Q3/24 CONFERENCE CALL HIGHLIGHTS AND UPDATED ESTIMATES
THE TD COWEN INSIGHT
Q3/24 CC Q&A largely focused on 1) CVE's U.S. downstream ops where initiatives to improve operating reliability and margin capture were highlighted, and 2) de-risking of the growth profile. However, there remains an element of 'wait-and-see' for many investors given numerous, recent challenges. Updated financial estimates within, takeaways below, and initial Q3 thoughts here.
Impact: NEUTRAL
Downstream reliability enhancement opportunities remain front-and-center, but investors now need results: CVE reiterated that its refineries are core to its integrated value chain since: 1) they're pipeline connected to Western Canada, and 2) they insulate against future heavy differential volatility (although largely mitigated over the mid-term through TMX).
Through enhanced reliability, CVE believes it should achieve more predictable capture rates on benchmark cracks, and lower opex, thereby increasing margins. We continue to believe it will take several consecutive quarters of positive U.S. downstream EBITDA generation for investors to begin to ascribe meaningful value to this business segment, and be convinced that downstream is a net contributor to stability in corporate EBITDA.

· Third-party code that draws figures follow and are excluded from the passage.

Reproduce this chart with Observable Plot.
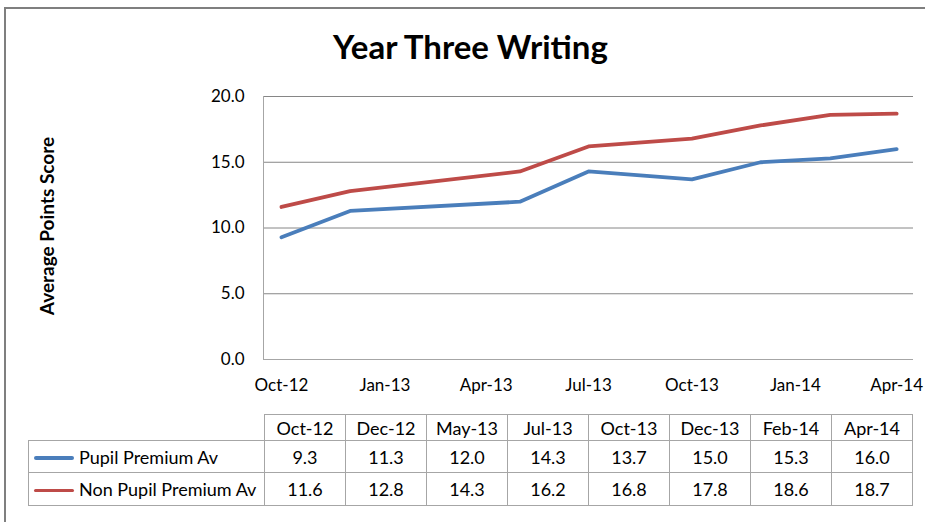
<!DOCTYPE html>
<html>
<head>
<meta charset="utf-8">
<script src="https://cdn.jsdelivr.net/npm/d3@7"></script>
<script src="https://cdn.jsdelivr.net/npm/@observablehq/plot@0.6"></script>
<style>
  html, body { margin: 0; padding: 0; background: #fff; overflow: hidden; }
  #wrap { position: relative; width: 925px; height: 522px; overflow: hidden; font-family: Lato, "Open Sans", sans-serif; }
  #border { position: absolute; left: 4px; top: 7px; width: 960px; height: 560px; border: 2px solid #7f7f7f; box-sizing: border-box; }
  #title { position: absolute; left: 0; width: 941px; top: 26px; text-align: center; font-weight: bold; font-size: 33px; line-height: 40px; color: #000; }
  #ylabel { position: absolute; left: 46px; top: 226px; transform: translate(-50%, -50%) rotate(-90deg); white-space: nowrap; font-weight: bold; font-size: 19px; color: #000; }
  #chart { position: absolute; left: 0; top: 0; }
  #table { position: absolute; left: 28px; top: 414px; border-collapse: collapse; font-size: 18px; color: #000; }
  #table td { border: 1px solid #a6a6a6; padding: 0; text-align: center; box-sizing: border-box; }
  #table td.val { width: 81px; }
  #table td.leg { width: 236px; text-align: left; white-space: nowrap; }
  #table td.blank { border-top: none; border-left: none; }
  .sw { display: inline-block; width: 40px; height: 3.5px; vertical-align: middle; margin-left: 5px; margin-right: 5px; position: relative; top: -1px; border-radius: 2px; }
</style>
</head>
<body>
<div id="wrap">
  <div id="border"></div>
  <div id="chart"></div>
  <div id="title"></div>
  <div id="ylabel"></div>
  <table id="table"></table>
</div>
<script>
const title = "Year Three Writing";
const yLabel = "Average Points Score";
const dates = ["2012-10-01", "2012-12-01", "2013-05-01", "2013-07-01", "2013-10-01", "2013-12-01", "2014-02-01", "2014-04-01"];
const dateLabels = ["Oct-12", "Dec-12", "May-13", "Jul-13", "Oct-13", "Dec-13", "Feb-14", "Apr-14"];
const seriesNames = ["Pupil Premium Av", "Non Pupil Premium Av"];
const pupilPremium = [9.3, 11.3, 12.0, 14.3, 13.7, 15.0, 15.3, 16.0];
const nonPupilPremium = [11.6, 12.8, 14.3, 16.2, 16.8, 17.8, 18.6, 18.7];
const seriesColors = ["#4a7ebb", "#be4b48"];
const xTicks = ["2012-10-01", "2013-01-01", "2013-04-01", "2013-07-01", "2013-10-01", "2014-01-01", "2014-04-01"];
const yTicks = [0, 5, 10, 15, 20];
const xDomain = ["2012-09-15", "2014-04-16"];

const seriesValues = [pupilPremium, nonPupilPremium];
const data = seriesNames.flatMap((name, s) =>
  dates.map((d, i) => ({series: name, date: new Date(d), value: seriesValues[s][i]}))
);

document.getElementById("title").textContent = title;
document.getElementById("ylabel").textContent = yLabel;

const chart = Plot.plot({
  width: 925,
  height: 400,
  marginLeft: 263,
  marginRight: 12,
  marginTop: 96,
  marginBottom: 41,
  style: {fontFamily: "Lato, 'Open Sans', sans-serif", fontSize: "17px", color: "#000", background: "transparent", overflow: "visible"},
  x: {type: "utc", domain: xDomain.map(d => new Date(d))},
  y: {domain: [0, 20]},
  color: {domain: seriesNames, range: seriesColors},
  marks: [
    Plot.gridY(yTicks, {stroke: "#868686", strokeOpacity: 1}),
    Plot.ruleX([new Date(xDomain[0])], {stroke: "#a6a6a6"}),
    Plot.ruleY([0], {stroke: "#a6a6a6"}),
    Plot.axisY({ticks: yTicks, tickFormat: d3.format(".1f"), tickSize: 0, tickPadding: 19, label: null, fontSize: 17}),
    Plot.axisX({ticks: xTicks.map(d => new Date(d)), tickFormat: d3.utcFormat("%b-%y"), tickSize: 0, tickPadding: 19, label: null, fontSize: 17}),
    Plot.line(data, {x: "date", y: "value", z: "series", stroke: "series", strokeWidth: 3.8, strokeLinejoin: "round", strokeLinecap: "round"})
  ]
});
document.getElementById("chart").appendChild(chart);

// data table below the chart
const table = document.getElementById("table");
const head = document.createElement("tr");
head.style.height = "26px";
const blank = document.createElement("td");
blank.className = "leg blank";
head.appendChild(blank);
dateLabels.forEach(l => {
  const td = document.createElement("td");
  td.className = "val";
  td.textContent = l;
  head.appendChild(td);
});
table.appendChild(head);
seriesNames.forEach((name, s) => {
  const tr = document.createElement("tr");
  tr.style.height = s === 0 ? "32px" : "33px";
  const leg = document.createElement("td");
  leg.className = "leg";
  const sw = document.createElement("span");
  sw.className = "sw";
  sw.style.background = seriesColors[s];
  leg.appendChild(sw);
  leg.appendChild(document.createTextNode(name));
  tr.appendChild(leg);
  seriesValues[s].forEach(v => {
    const td = document.createElement("td");
    td.className = "val";
    td.textContent = d3.format(".1f")(v);
    tr.appendChild(td);
  });
  table.appendChild(tr);
});
</script>
</body>
</html>
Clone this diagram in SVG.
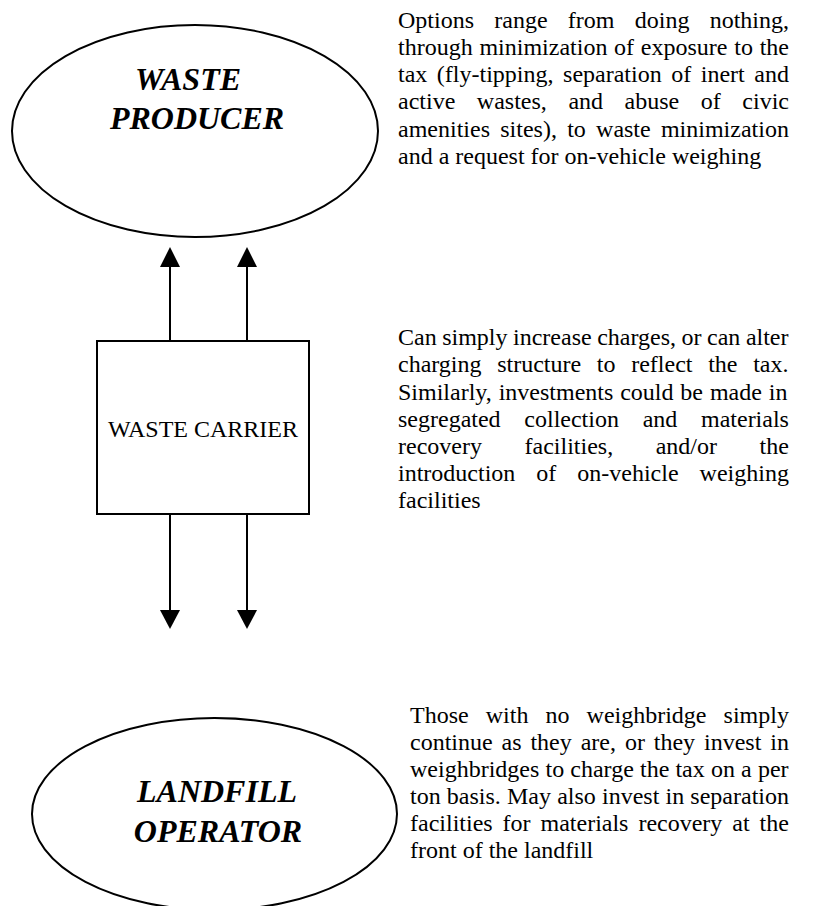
<svg xmlns="http://www.w3.org/2000/svg" width="817" height="906" viewBox="0 0 817 906">
<style>
  .shape { fill: #fff; stroke: #000; stroke-width: 2; }
  .title { font-family: "Liberation Serif", "Times New Roman", serif; font-size: 32px; font-weight: bold; font-style: italic; fill: #000; text-anchor: middle; }
  .lbl { font-family: "Liberation Serif", "Times New Roman", serif; font-size: 24px; fill: #000; }
  .body { font-family: "Liberation Serif", "Times New Roman", serif; font-size: 24px; fill: #000; }
  .conn line { stroke: #000; stroke-width: 2; }
  .conn polygon { fill: #000; }
</style>
<rect width="817" height="906" fill="#fff"/>

<g id="waste-producer">
  <ellipse class="shape" cx="195" cy="131" rx="183" ry="106"/>
  <text class="title" x="188" y="90">WASTE</text>
  <text class="title" x="197" y="129">PRODUCER</text>
</g>

<g id="waste-carrier">
  <rect class="shape" x="97" y="341" width="212" height="173"/>
  <text class="lbl" x="203" y="437" text-anchor="middle">WASTE CARRIER</text>
</g>

<g id="landfill-operator">
  <ellipse class="shape" cx="214.5" cy="814" rx="182.5" ry="96"/>
  <text class="title" x="217" y="802">LANDFILL</text>
  <text class="title" x="218" y="842">OPERATOR</text>
</g>

<g id="connectors" class="conn">
  <line x1="170" y1="341" x2="170" y2="266"/>
  <polygon points="170,247 160,267 180,267"/>
  <line x1="247" y1="341" x2="247" y2="266"/>
  <polygon points="247,247 237,267 257,267"/>
  <line x1="170" y1="514" x2="170" y2="611"/>
  <polygon points="170,629 160,610 180,610"/>
  <line x1="247" y1="514" x2="247" y2="611"/>
  <polygon points="247,629 237,610 257,610"/>
</g>

<g id="note-producer" class="body">
  <text x="398" y="28" word-spacing="14.25">Options range from doing nothing,</text>
  <text x="398" y="55" word-spacing="0.74">through minimization of exposure to the</text>
  <text x="398" y="82" word-spacing="3.54">tax (fly-tipping, separation of inert and</text>
  <text x="398" y="109" word-spacing="15.55">active wastes, and abuse of civic</text>
  <text x="398" y="137" word-spacing="4.25">amenities sites), to waste minimization</text>
  <text x="398" y="164">and a request for on-vehicle weighing</text>
</g>

<g id="note-carrier" class="body">
  <text x="398" y="345" word-spacing="-0.48">Can simply increase charges, or can alter</text>
  <text x="398" y="372" word-spacing="9.68">charging structure to reflect the tax.</text>
  <text x="398" y="400" word-spacing="0.87">Similarly, investments could be made in</text>
  <text x="398" y="427" word-spacing="17.7">segregated collection and materials</text>
  <text x="398" y="454" word-spacing="36.57">recovery facilities, and/or the</text>
  <text x="398" y="481" word-spacing="15">introduction of on-vehicle weighing</text>
  <text x="398" y="508">facilities</text>
</g>

<g id="note-landfill" class="body">
  <text x="410" y="723" word-spacing="11.08">Those with no weighbridge simply</text>
  <text x="410" y="750" word-spacing="2.91">continue as they are, or they invest in</text>
  <text x="410" y="777" word-spacing="0.16">weighbridges to charge the tax on a per</text>
  <text x="410" y="804" word-spacing="0.17">ton basis. May also invest in separation</text>
  <text x="410" y="831" word-spacing="3.94">facilities for materials recovery at the</text>
  <text x="410" y="858">front of the landfill</text>
</g>
</svg>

$250mm of pref shares to hit rate reset on Dec. 31: Management highlighted that it will assess numerous metrics and prevailing market conditions in deciding whether to continue to hold, or pay out, prefs inherited from HSE in 2021. If CVE elects to take them out, it would typically be done at par with 30-days notice provided.
Evaluating opportunities to move more refined product out of PADD 2 and into Canadian/ PADD 1 (East Coast) markets: CVE expects to begin shipping refined product east by late-2025 following the flow reversal of a regional products pipeline. It also highlighted a unique opportunity to load refined product onto barges at its Toledo refinery.